→ What the exercise asks
Transcribe the material verbatim in full; the pictures do not belong in the copy.

→ Available data
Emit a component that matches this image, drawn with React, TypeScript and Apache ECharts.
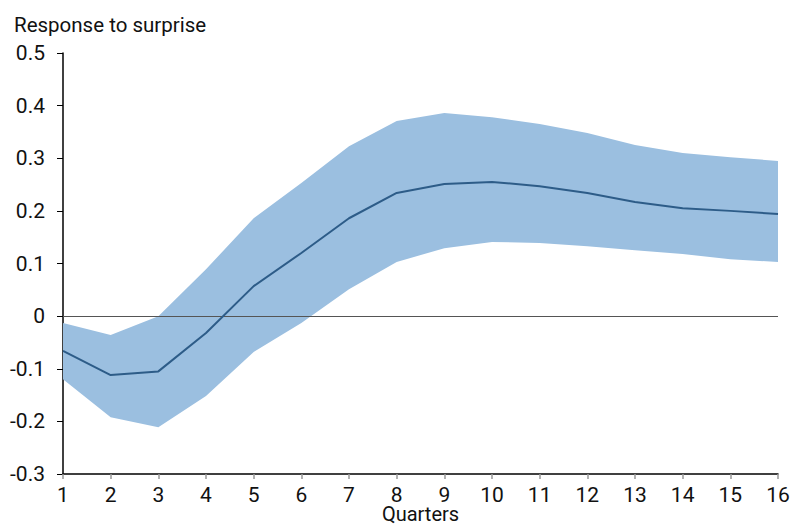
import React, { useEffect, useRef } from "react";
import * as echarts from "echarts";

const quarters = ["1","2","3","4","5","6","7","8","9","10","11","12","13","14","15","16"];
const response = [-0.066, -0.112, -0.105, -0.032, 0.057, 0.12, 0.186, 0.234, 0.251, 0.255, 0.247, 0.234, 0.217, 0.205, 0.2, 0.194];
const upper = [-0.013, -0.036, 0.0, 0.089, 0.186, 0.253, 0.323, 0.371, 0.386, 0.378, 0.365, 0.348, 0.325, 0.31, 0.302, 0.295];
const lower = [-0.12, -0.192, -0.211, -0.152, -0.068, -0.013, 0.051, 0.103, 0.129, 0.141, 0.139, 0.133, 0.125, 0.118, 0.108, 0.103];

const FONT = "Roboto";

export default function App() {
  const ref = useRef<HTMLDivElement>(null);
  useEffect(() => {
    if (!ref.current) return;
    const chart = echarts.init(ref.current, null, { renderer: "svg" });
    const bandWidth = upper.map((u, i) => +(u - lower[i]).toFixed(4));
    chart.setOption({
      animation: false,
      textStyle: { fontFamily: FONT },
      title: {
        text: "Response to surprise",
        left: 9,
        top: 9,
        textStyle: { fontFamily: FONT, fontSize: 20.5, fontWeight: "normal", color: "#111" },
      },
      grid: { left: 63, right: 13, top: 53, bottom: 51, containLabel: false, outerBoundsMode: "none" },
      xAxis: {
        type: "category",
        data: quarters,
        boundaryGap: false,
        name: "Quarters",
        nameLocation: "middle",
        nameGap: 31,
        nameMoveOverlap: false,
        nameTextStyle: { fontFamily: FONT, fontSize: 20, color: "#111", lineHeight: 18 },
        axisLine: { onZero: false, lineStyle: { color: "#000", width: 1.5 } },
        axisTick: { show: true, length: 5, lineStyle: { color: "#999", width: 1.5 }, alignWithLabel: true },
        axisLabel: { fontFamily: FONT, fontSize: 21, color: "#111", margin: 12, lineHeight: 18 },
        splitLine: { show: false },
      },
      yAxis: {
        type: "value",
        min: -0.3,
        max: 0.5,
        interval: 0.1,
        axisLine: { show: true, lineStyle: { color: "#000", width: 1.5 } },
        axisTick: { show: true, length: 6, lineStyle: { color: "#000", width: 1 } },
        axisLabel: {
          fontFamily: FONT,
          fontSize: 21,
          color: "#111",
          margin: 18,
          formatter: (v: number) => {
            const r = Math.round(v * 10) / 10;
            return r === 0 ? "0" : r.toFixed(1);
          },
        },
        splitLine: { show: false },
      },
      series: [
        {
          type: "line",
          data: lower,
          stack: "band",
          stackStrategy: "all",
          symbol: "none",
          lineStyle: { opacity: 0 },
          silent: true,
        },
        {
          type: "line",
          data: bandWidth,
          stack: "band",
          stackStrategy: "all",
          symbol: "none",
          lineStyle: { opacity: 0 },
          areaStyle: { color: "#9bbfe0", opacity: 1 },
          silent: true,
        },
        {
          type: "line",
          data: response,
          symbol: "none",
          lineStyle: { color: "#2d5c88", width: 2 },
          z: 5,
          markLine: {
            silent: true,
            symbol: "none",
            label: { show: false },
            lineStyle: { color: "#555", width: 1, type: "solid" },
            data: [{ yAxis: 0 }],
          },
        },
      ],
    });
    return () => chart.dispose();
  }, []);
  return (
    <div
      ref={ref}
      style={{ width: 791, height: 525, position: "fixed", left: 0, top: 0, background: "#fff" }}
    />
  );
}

→ Problem solution
Emit a component that matches this image, drawn with React, TypeScript and Apache ECharts.
import React, { useEffect, useRef } from "react";
import * as echarts from "echarts";

const quarters = ["1","2","3","4","5","6","7","8","9","10","11","12","13","14","15","16"];
const response = [-0.066, -0.112, -0.105, -0.032, 0.057, 0.12, 0.186, 0.234, 0.251, 0.255, 0.247, 0.234, 0.217, 0.205, 0.2, 0.194];
const upper = [-0.013, -0.036, 0.0, 0.089, 0.186, 0.253, 0.323, 0.371, 0.386, 0.378, 0.365, 0.348, 0.325, 0.31, 0.302, 0.295];
const lower = [-0.12, -0.192, -0.211, -0.152, -0.068, -0.013, 0.051, 0.103, 0.129, 0.141, 0.139, 0.133, 0.125, 0.118, 0.108, 0.103];

const FONT = "Roboto";

export default function App() {
  const ref = useRef<HTMLDivElement>(null);
  useEffect(() => {
    if (!ref.current) return;
    const chart = echarts.init(ref.current, null, { renderer: "svg" });
    const bandWidth = upper.map((u, i) => +(u - lower[i]).toFixed(4));
    chart.setOption({
      animation: false,
      textStyle: { fontFamily: FONT },
      title: {
        text: "Response to surprise",
        left: 9,
        top: 9,
        textStyle: { fontFamily: FONT, fontSize: 20.5, fontWeight: "normal", color: "#111" },
      },
      grid: { left: 63, right: 13, top: 53, bottom: 51, containLabel: false, outerBoundsMode: "none" },
      xAxis: {
        type: "category",
        data: quarters,
        boundaryGap: false,
        name: "Quarters",
        nameLocation: "middle",
        nameGap: 31,
        nameMoveOverlap: false,
        nameTextStyle: { fontFamily: FONT, fontSize: 20, color: "#111", lineHeight: 18 },
        axisLine: { onZero: false, lineStyle: { color: "#000", width: 1.5 } },
        axisTick: { show: true, length: 5, lineStyle: { color: "#999", width: 1.5 }, alignWithLabel: true },
        axisLabel: { fontFamily: FONT, fontSize: 21, color: "#111", margin: 12, lineHeight: 18 },
        splitLine: { show: false },
      },
      yAxis: {
        type: "value",
        min: -0.3,
        max: 0.5,
        interval: 0.1,
        axisLine: { show: true, lineStyle: { color: "#000", width: 1.5 } },
        axisTick: { show: true, length: 6, lineStyle: { color: "#000", width: 1 } },
        axisLabel: {
          fontFamily: FONT,
          fontSize: 21,
          color: "#111",
          margin: 18,
          formatter: (v: number) => {
            const r = Math.round(v * 10) / 10;
            return r === 0 ? "0" : r.toFixed(1);
          },
        },
        splitLine: { show: false },
      },
      series: [
        {
          type: "line",
          data: lower,
          stack: "band",
          stackStrategy: "all",
          symbol: "none",
          lineStyle: { opacity: 0 },
          silent: true,
        },
        {
          type: "line",
          data: bandWidth,
          stack: "band",
          stackStrategy: "all",
          symbol: "none",
          lineStyle: { opacity: 0 },
          areaStyle: { color: "#9bbfe0", opacity: 1 },
          silent: true,
        },
        {
          type: "line",
          data: response,
          symbol: "none",
          lineStyle: { color: "#2d5c88", width: 2 },
          z: 5,
          markLine: {
            silent: true,
            symbol: "none",
            label: { show: false },
            lineStyle: { color: "#555", width: 1, type: "solid" },
            data: [{ yAxis: 0 }],
          },
        },
      ],
    });
    return () => chart.dispose();
  }, []);
  return (
    <div
      ref={ref}
      style={{ width: 791, height: 525, position: "fixed", left: 0, top: 0, background: "#fff" }}
    />
  );
}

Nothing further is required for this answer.